__DATA SECTION__:
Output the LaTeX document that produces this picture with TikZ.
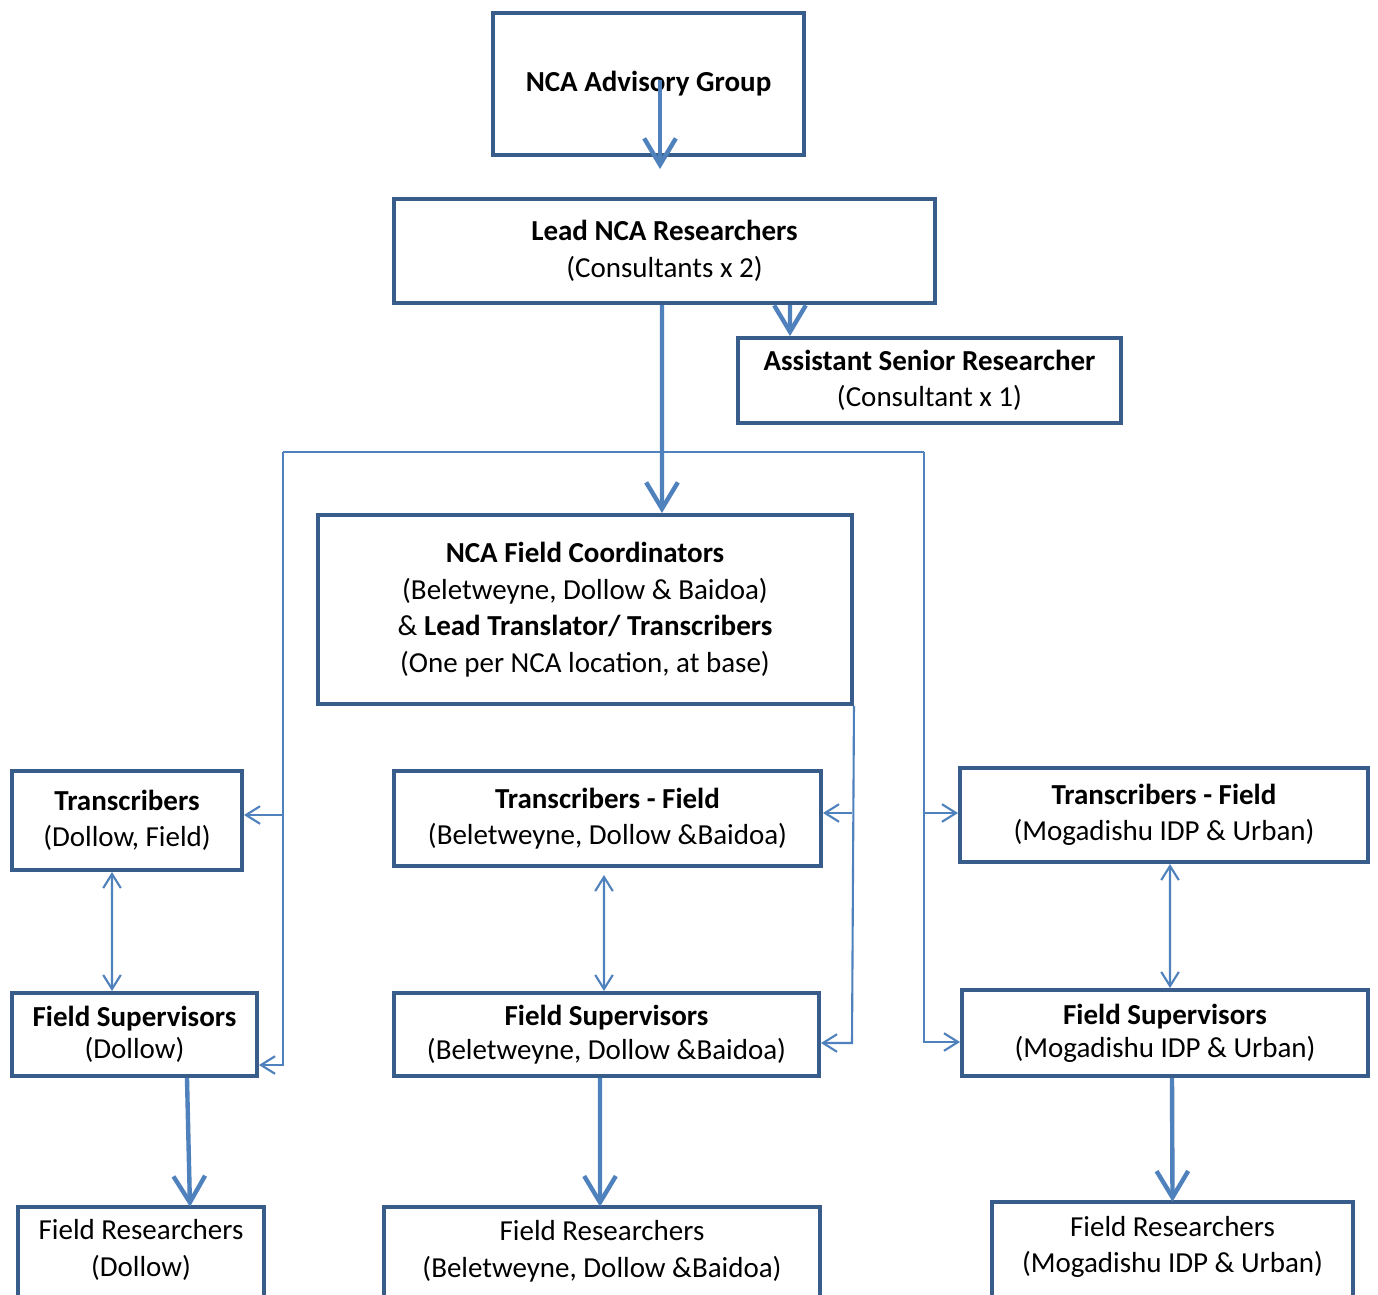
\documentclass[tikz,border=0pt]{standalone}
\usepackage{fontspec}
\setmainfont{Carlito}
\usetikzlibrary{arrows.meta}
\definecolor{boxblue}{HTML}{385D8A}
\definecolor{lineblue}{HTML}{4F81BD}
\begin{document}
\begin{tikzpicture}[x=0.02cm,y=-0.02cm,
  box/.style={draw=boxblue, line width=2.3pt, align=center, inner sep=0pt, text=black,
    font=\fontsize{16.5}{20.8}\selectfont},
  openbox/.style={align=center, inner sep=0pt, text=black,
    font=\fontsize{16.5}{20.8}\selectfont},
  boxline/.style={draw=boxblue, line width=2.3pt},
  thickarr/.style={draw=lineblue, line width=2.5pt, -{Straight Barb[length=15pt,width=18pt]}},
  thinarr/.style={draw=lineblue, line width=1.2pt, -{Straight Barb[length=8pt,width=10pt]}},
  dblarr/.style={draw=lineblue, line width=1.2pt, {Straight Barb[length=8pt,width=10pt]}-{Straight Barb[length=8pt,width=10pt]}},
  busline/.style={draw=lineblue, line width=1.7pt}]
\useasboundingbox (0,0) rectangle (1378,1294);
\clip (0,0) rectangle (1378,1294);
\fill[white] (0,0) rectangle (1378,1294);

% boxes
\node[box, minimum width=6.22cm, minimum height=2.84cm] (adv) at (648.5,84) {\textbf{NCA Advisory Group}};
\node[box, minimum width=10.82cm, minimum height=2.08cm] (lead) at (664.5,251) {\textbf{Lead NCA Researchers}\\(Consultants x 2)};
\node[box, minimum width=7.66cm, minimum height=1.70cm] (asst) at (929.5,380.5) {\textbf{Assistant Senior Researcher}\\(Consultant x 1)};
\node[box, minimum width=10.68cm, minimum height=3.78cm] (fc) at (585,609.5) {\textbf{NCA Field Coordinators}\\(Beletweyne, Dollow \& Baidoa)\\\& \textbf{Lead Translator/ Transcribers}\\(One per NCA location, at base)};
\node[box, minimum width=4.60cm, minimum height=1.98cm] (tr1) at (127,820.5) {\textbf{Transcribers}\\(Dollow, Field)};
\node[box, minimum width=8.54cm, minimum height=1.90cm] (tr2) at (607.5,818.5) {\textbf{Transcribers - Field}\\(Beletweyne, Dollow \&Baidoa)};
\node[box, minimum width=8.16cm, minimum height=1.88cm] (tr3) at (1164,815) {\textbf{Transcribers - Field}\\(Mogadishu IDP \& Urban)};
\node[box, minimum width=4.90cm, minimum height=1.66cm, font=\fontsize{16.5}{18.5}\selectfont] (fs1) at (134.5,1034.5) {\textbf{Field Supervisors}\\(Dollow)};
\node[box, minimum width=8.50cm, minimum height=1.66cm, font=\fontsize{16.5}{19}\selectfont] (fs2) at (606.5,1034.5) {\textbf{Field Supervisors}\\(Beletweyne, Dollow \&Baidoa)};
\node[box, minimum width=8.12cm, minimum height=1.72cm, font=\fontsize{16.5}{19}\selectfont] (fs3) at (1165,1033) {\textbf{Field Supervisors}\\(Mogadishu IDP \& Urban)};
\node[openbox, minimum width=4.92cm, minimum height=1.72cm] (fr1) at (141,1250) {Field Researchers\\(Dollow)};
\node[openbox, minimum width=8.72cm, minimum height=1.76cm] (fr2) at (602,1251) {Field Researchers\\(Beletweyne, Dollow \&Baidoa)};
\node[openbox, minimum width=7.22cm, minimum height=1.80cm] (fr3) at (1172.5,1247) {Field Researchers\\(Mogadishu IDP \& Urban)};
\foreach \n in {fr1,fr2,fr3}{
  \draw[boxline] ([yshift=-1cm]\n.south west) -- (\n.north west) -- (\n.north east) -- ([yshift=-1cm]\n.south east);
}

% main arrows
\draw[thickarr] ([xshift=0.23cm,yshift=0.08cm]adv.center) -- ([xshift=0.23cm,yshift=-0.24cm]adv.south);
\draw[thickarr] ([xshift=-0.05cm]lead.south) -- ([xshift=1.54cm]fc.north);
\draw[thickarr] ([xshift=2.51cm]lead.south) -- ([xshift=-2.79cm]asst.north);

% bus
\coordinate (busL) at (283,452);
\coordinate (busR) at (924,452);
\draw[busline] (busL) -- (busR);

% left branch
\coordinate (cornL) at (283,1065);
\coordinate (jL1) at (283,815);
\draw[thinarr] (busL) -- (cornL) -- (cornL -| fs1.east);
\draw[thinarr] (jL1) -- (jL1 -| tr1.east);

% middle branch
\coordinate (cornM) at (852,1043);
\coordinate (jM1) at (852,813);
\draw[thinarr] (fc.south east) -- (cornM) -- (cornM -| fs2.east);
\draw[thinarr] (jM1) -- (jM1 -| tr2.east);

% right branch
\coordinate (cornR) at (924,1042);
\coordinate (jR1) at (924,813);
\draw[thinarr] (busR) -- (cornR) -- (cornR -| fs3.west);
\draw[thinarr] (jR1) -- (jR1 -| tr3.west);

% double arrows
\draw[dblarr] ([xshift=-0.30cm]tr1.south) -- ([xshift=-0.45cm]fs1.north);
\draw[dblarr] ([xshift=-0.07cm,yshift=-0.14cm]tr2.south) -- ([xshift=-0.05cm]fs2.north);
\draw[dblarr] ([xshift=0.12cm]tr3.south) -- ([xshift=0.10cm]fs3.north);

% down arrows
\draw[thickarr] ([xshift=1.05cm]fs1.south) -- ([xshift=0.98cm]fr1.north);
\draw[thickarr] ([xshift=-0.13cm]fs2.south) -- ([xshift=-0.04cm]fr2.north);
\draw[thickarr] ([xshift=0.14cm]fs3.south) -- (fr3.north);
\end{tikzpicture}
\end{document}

__STATED PROBLEM__:
Transcribe all the data word for word; the images stay out.

__THE REPLY__:
Output the LaTeX document that produces this picture with TikZ.
\documentclass[tikz,border=0pt]{standalone}
\usepackage{fontspec}
\setmainfont{Carlito}
\usetikzlibrary{arrows.meta}
\definecolor{boxblue}{HTML}{385D8A}
\definecolor{lineblue}{HTML}{4F81BD}
\begin{document}
\begin{tikzpicture}[x=0.02cm,y=-0.02cm,
  box/.style={draw=boxblue, line width=2.3pt, align=center, inner sep=0pt, text=black,
    font=\fontsize{16.5}{20.8}\selectfont},
  openbox/.style={align=center, inner sep=0pt, text=black,
    font=\fontsize{16.5}{20.8}\selectfont},
  boxline/.style={draw=boxblue, line width=2.3pt},
  thickarr/.style={draw=lineblue, line width=2.5pt, -{Straight Barb[length=15pt,width=18pt]}},
  thinarr/.style={draw=lineblue, line width=1.2pt, -{Straight Barb[length=8pt,width=10pt]}},
  dblarr/.style={draw=lineblue, line width=1.2pt, {Straight Barb[length=8pt,width=10pt]}-{Straight Barb[length=8pt,width=10pt]}},
  busline/.style={draw=lineblue, line width=1.7pt}]
\useasboundingbox (0,0) rectangle (1378,1294);
\clip (0,0) rectangle (1378,1294);
\fill[white] (0,0) rectangle (1378,1294);

% boxes
\node[box, minimum width=6.22cm, minimum height=2.84cm] (adv) at (648.5,84) {\textbf{NCA Advisory Group}};
\node[box, minimum width=10.82cm, minimum height=2.08cm] (lead) at (664.5,251) {\textbf{Lead NCA Researchers}\\(Consultants x 2)};
\node[box, minimum width=7.66cm, minimum height=1.70cm] (asst) at (929.5,380.5) {\textbf{Assistant Senior Researcher}\\(Consultant x 1)};
\node[box, minimum width=10.68cm, minimum height=3.78cm] (fc) at (585,609.5) {\textbf{NCA Field Coordinators}\\(Beletweyne, Dollow \& Baidoa)\\\& \textbf{Lead Translator/ Transcribers}\\(One per NCA location, at base)};
\node[box, minimum width=4.60cm, minimum height=1.98cm] (tr1) at (127,820.5) {\textbf{Transcribers}\\(Dollow, Field)};
\node[box, minimum width=8.54cm, minimum height=1.90cm] (tr2) at (607.5,818.5) {\textbf{Transcribers - Field}\\(Beletweyne, Dollow \&Baidoa)};
\node[box, minimum width=8.16cm, minimum height=1.88cm] (tr3) at (1164,815) {\textbf{Transcribers - Field}\\(Mogadishu IDP \& Urban)};
\node[box, minimum width=4.90cm, minimum height=1.66cm, font=\fontsize{16.5}{18.5}\selectfont] (fs1) at (134.5,1034.5) {\textbf{Field Supervisors}\\(Dollow)};
\node[box, minimum width=8.50cm, minimum height=1.66cm, font=\fontsize{16.5}{19}\selectfont] (fs2) at (606.5,1034.5) {\textbf{Field Supervisors}\\(Beletweyne, Dollow \&Baidoa)};
\node[box, minimum width=8.12cm, minimum height=1.72cm, font=\fontsize{16.5}{19}\selectfont] (fs3) at (1165,1033) {\textbf{Field Supervisors}\\(Mogadishu IDP \& Urban)};
\node[openbox, minimum width=4.92cm, minimum height=1.72cm] (fr1) at (141,1250) {Field Researchers\\(Dollow)};
\node[openbox, minimum width=8.72cm, minimum height=1.76cm] (fr2) at (602,1251) {Field Researchers\\(Beletweyne, Dollow \&Baidoa)};
\node[openbox, minimum width=7.22cm, minimum height=1.80cm] (fr3) at (1172.5,1247) {Field Researchers\\(Mogadishu IDP \& Urban)};
\foreach \n in {fr1,fr2,fr3}{
  \draw[boxline] ([yshift=-1cm]\n.south west) -- (\n.north west) -- (\n.north east) -- ([yshift=-1cm]\n.south east);
}

% main arrows
\draw[thickarr] ([xshift=0.23cm,yshift=0.08cm]adv.center) -- ([xshift=0.23cm,yshift=-0.24cm]adv.south);
\draw[thickarr] ([xshift=-0.05cm]lead.south) -- ([xshift=1.54cm]fc.north);
\draw[thickarr] ([xshift=2.51cm]lead.south) -- ([xshift=-2.79cm]asst.north);

% bus
\coordinate (busL) at (283,452);
\coordinate (busR) at (924,452);
\draw[busline] (busL) -- (busR);

% left branch
\coordinate (cornL) at (283,1065);
\coordinate (jL1) at (283,815);
\draw[thinarr] (busL) -- (cornL) -- (cornL -| fs1.east);
\draw[thinarr] (jL1) -- (jL1 -| tr1.east);

% middle branch
\coordinate (cornM) at (852,1043);
\coordinate (jM1) at (852,813);
\draw[thinarr] (fc.south east) -- (cornM) -- (cornM -| fs2.east);
\draw[thinarr] (jM1) -- (jM1 -| tr2.east);

% right branch
\coordinate (cornR) at (924,1042);
\coordinate (jR1) at (924,813);
\draw[thinarr] (busR) -- (cornR) -- (cornR -| fs3.west);
\draw[thinarr] (jR1) -- (jR1 -| tr3.west);

% double arrows
\draw[dblarr] ([xshift=-0.30cm]tr1.south) -- ([xshift=-0.45cm]fs1.north);
\draw[dblarr] ([xshift=-0.07cm,yshift=-0.14cm]tr2.south) -- ([xshift=-0.05cm]fs2.north);
\draw[dblarr] ([xshift=0.12cm]tr3.south) -- ([xshift=0.10cm]fs3.north);

% down arrows
\draw[thickarr] ([xshift=1.05cm]fs1.south) -- ([xshift=0.98cm]fr1.north);
\draw[thickarr] ([xshift=-0.13cm]fs2.south) -- ([xshift=-0.04cm]fr2.north);
\draw[thickarr] ([xshift=0.14cm]fs3.south) -- (fr3.north);
\end{tikzpicture}
\end{document}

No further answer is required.